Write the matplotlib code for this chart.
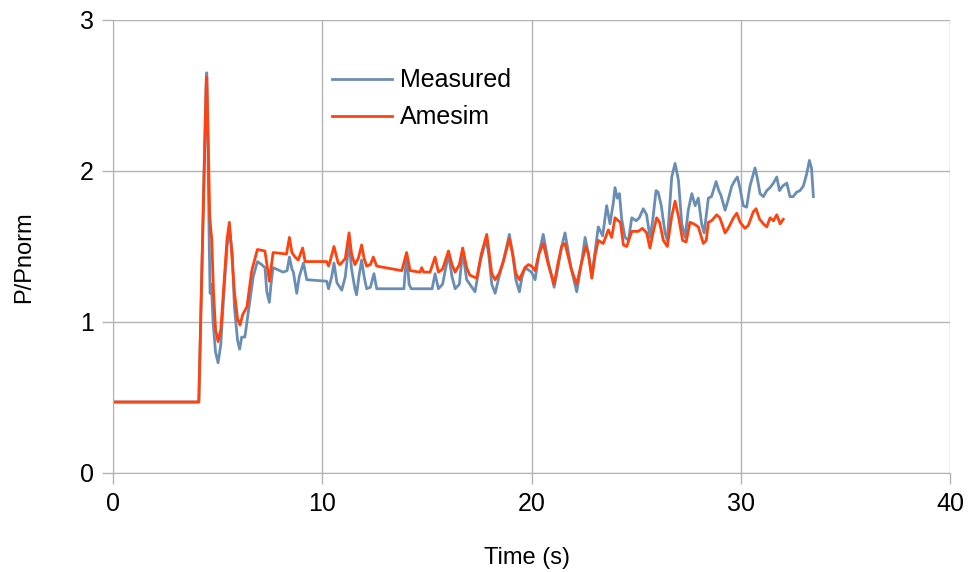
import matplotlib.pyplot as plt

# Measured pressure ratio
meas_t = [0, 4.1, 4.45, 4.48, 4.52, 4.6, 4.64, 4.7, 4.78, 4.9, 5.02, 5.15, 5.3, 5.45, 5.56, 5.62,
          5.7, 5.8, 5.95, 6.05, 6.15, 6.3, 6.5, 6.7, 6.9, 7.1, 7.26, 7.35, 7.47, 7.55, 7.65, 8.13,
          8.32, 8.43, 8.55, 8.62, 8.78, 8.9, 9.1, 9.26, 10.21, 10.3, 10.45, 10.56, 10.7, 10.93,
          11.1, 11.28, 11.4, 11.56, 11.64, 11.75, 11.88, 12.0, 12.12, 12.3, 12.47, 12.6, 13.9,
          14.03, 14.15, 14.25, 15.25, 15.39, 15.55, 15.75, 16.03, 16.2, 16.35, 16.55, 16.71, 16.9,
          17.05, 17.3, 17.55, 17.83, 17.95, 18.1, 18.26, 18.45, 18.65, 18.94, 19.1, 19.25, 19.42,
          19.55, 19.69, 20.0, 20.17, 20.35, 20.56, 20.8, 21.08, 21.25, 21.44, 21.6, 21.9, 22.16,
          22.4, 22.56, 22.72, 22.88, 23.19, 23.4, 23.59, 23.75, 23.91, 23.99, 24.1, 24.2, 24.31,
          24.47, 24.63, 24.79, 25.0, 25.15, 25.34, 25.5, 25.66, 25.79, 25.95, 26.05, 26.2, 26.38,
          26.49, 26.7, 26.86, 27.02, 27.18, 27.34, 27.49, 27.66, 27.82, 27.97, 28.13, 28.25, 28.45,
          28.6, 28.82, 28.95, 29.05, 29.25, 29.4, 29.57, 29.73, 29.84, 29.97, 30.12, 30.28, 30.44,
          30.6, 30.68, 30.78, 30.92, 31.08, 31.24, 31.4, 31.56, 31.72, 31.85, 32.0, 32.2, 32.35,
          32.5, 32.67, 32.83, 32.99, 33.15, 33.28, 33.38, 33.47]
meas_p = [0.47, 0.47, 2.6, 2.65, 2.3, 1.5, 1.19, 1.25, 1.0, 0.8, 0.73, 0.85, 1.2, 1.5, 1.62, 1.55,
          1.45, 1.1, 0.88, 0.82, 0.9, 0.9, 1.1, 1.3, 1.40, 1.38, 1.36, 1.2, 1.13, 1.25, 1.36, 1.33,
          1.34, 1.43, 1.35, 1.33, 1.19, 1.3, 1.39, 1.28, 1.27, 1.22, 1.3, 1.39, 1.26, 1.21,
          1.3, 1.53, 1.35, 1.22, 1.18, 1.3, 1.41, 1.3, 1.22, 1.23, 1.32, 1.22, 1.22,
          1.45, 1.25, 1.22, 1.22, 1.32, 1.22, 1.25, 1.45, 1.3, 1.22, 1.25, 1.47, 1.28,
          1.25, 1.2, 1.4, 1.55, 1.45, 1.25, 1.19, 1.3, 1.40, 1.58, 1.45, 1.28, 1.20,
          1.3, 1.36, 1.33, 1.28, 1.45, 1.58, 1.4, 1.23, 1.35, 1.5, 1.59, 1.35, 1.20,
          1.4, 1.56, 1.45, 1.30, 1.63, 1.57, 1.77, 1.65, 1.79, 1.89, 1.82, 1.85, 1.68,
          1.56, 1.54, 1.69, 1.67, 1.69, 1.75, 1.71, 1.56, 1.67, 1.87, 1.86, 1.77, 1.59,
          1.54, 1.96, 2.05, 1.94, 1.65, 1.56, 1.74, 1.85, 1.77, 1.82, 1.65, 1.59, 1.82,
          1.83, 1.93, 1.87, 1.84, 1.74, 1.81, 1.90, 1.94, 1.96, 1.88, 1.77, 1.76, 1.90,
          1.98, 2.02, 1.96, 1.85, 1.83, 1.87, 1.89, 1.92, 1.96, 1.87, 1.9, 1.92, 1.83,
          1.83, 1.86, 1.87, 1.90, 1.98, 2.07, 2.02, 1.83]

# Amesim simulation
sim_t = [0, 4.1, 4.45, 4.48, 4.55, 4.62, 4.72, 4.8, 4.9, 5.02, 5.15, 5.3, 5.45, 5.56, 5.65, 5.8,
         5.95, 6.07, 6.2, 6.4, 6.63, 6.9, 7.26, 7.47, 7.65, 8.29, 8.43, 8.55, 8.7, 8.85, 9.06,
         9.18, 10.21, 10.3, 10.37, 10.56, 10.76, 10.85, 11.1, 11.28, 11.4, 11.56, 11.72, 11.88,
         12.0, 12.12, 12.3, 12.44, 12.6, 13.8, 14.03, 14.2, 14.68, 14.75, 14.85, 15.15, 15.39,
         15.55, 15.75, 16.03, 16.2, 16.35, 16.55, 16.71, 16.9, 17.05, 17.38, 17.6, 17.86, 17.98,
         18.1, 18.26, 18.45, 18.65, 18.94, 19.1, 19.25, 19.42, 19.55, 19.69, 19.85, 20.0, 20.17,
         20.35, 20.56, 20.8, 21.08, 21.25, 21.44, 21.6, 21.9, 22.16, 22.4, 22.6, 22.72, 22.88,
         23.05, 23.19, 23.43, 23.67, 23.83, 23.99, 24.15, 24.25, 24.39, 24.55, 24.79, 25.1, 25.3,
         25.5, 25.66, 25.79, 25.98, 26.12, 26.3, 26.49, 26.7, 26.86, 27.02, 27.22, 27.39, 27.57,
         27.75, 27.97, 28.21, 28.35, 28.45, 28.6, 28.85, 29.0, 29.25, 29.4, 29.65, 29.81, 29.97,
         30.2, 30.36, 30.6, 30.73, 30.9, 31.08, 31.24, 31.4, 31.56, 31.72, 31.88, 32.03]
sim_p = [0.47, 0.47, 2.55, 2.62, 2.2, 1.7, 1.54, 1.2, 0.95, 0.87, 0.95, 1.25, 1.55, 1.66, 1.5, 1.2,
         1.02, 0.98, 1.05, 1.1, 1.34, 1.48, 1.47, 1.27, 1.46, 1.45, 1.56, 1.46, 1.43, 1.41, 1.49,
         1.40, 1.40, 1.37, 1.40, 1.50, 1.39, 1.38, 1.42, 1.59, 1.45, 1.38, 1.42, 1.51,
         1.42, 1.37, 1.38, 1.43, 1.37, 1.34, 1.46, 1.34, 1.33, 1.36, 1.33, 1.33, 1.43,
         1.33, 1.35, 1.47, 1.38, 1.33, 1.38, 1.49, 1.36, 1.31, 1.29, 1.45, 1.58, 1.45,
         1.32, 1.28, 1.32, 1.40, 1.55, 1.45, 1.32, 1.28, 1.32, 1.36, 1.38, 1.37, 1.34,
         1.45, 1.52, 1.38, 1.25, 1.38, 1.50, 1.52, 1.35, 1.25, 1.4, 1.50, 1.45, 1.29,
         1.45, 1.54, 1.52, 1.61, 1.56, 1.69, 1.67, 1.66, 1.51, 1.50, 1.60, 1.60, 1.62,
         1.59, 1.49, 1.58, 1.69, 1.66, 1.54, 1.50, 1.70, 1.80, 1.70, 1.54, 1.53, 1.66,
         1.65, 1.63, 1.52, 1.54, 1.66, 1.67, 1.71, 1.69, 1.59, 1.62, 1.69, 1.72, 1.66,
         1.62, 1.64, 1.73, 1.75, 1.68, 1.65, 1.63, 1.69, 1.67, 1.71, 1.65, 1.68]

x_ticks = [0, 10, 20, 30, 40]
y_ticks = [0, 1, 2, 3]

plt.rcParams['font.family'] = ['Liberation Sans', 'DejaVu Sans']

fig = plt.figure(figsize=(9.71, 5.72), dpi=100)
ax = fig.add_axes([0.1164, 0.1731, 0.862, 0.792])

ax.plot(meas_t, meas_p, color='#6a8db5', lw=2, label='Measured')
ax.plot(sim_t, sim_p, color='#ff420e', lw=2, label='Amesim')

ax.set_xlim(0, 40)
ax.set_ylim(0, 3)
ax.set_xticks(x_ticks)
ax.set_yticks(y_ticks)
ax.grid(True, color='#b3b3b3', lw=1)
ax.set_axisbelow(True)
for side in ['left', 'bottom', 'right', 'top']:
    ax.spines[side].set_color('#b3b3b3')
ax.spines['top'].set_visible(False)
ax.spines['right'].set_visible(False)
ax.tick_params(length=8, width=1, color='#b3b3b3', labelsize=18, pad=6)

ax.set_xlabel('Time (s)', fontsize=17, labelpad=22, x=0.495)
ax.set_ylabel('P/Pnorm', fontsize=17, labelpad=32, y=0.477)

ax.legend(loc='center left', bbox_to_anchor=(0.2345, 0.826), frameon=False, fontsize=18,
          handlelength=2.4, handletextpad=0.32, labelspacing=0.52)

plt.savefig('out.png', dpi=100)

════════════════════

◆ **Exercise details**: Pictures are excluded; extract exactly the lines from the start of the data through the line that holds "import matplotlib.pyplot as plt", both ends included.

◆ **Solution to the problem**:
Write the matplotlib code for this chart.
import matplotlib.pyplot as plt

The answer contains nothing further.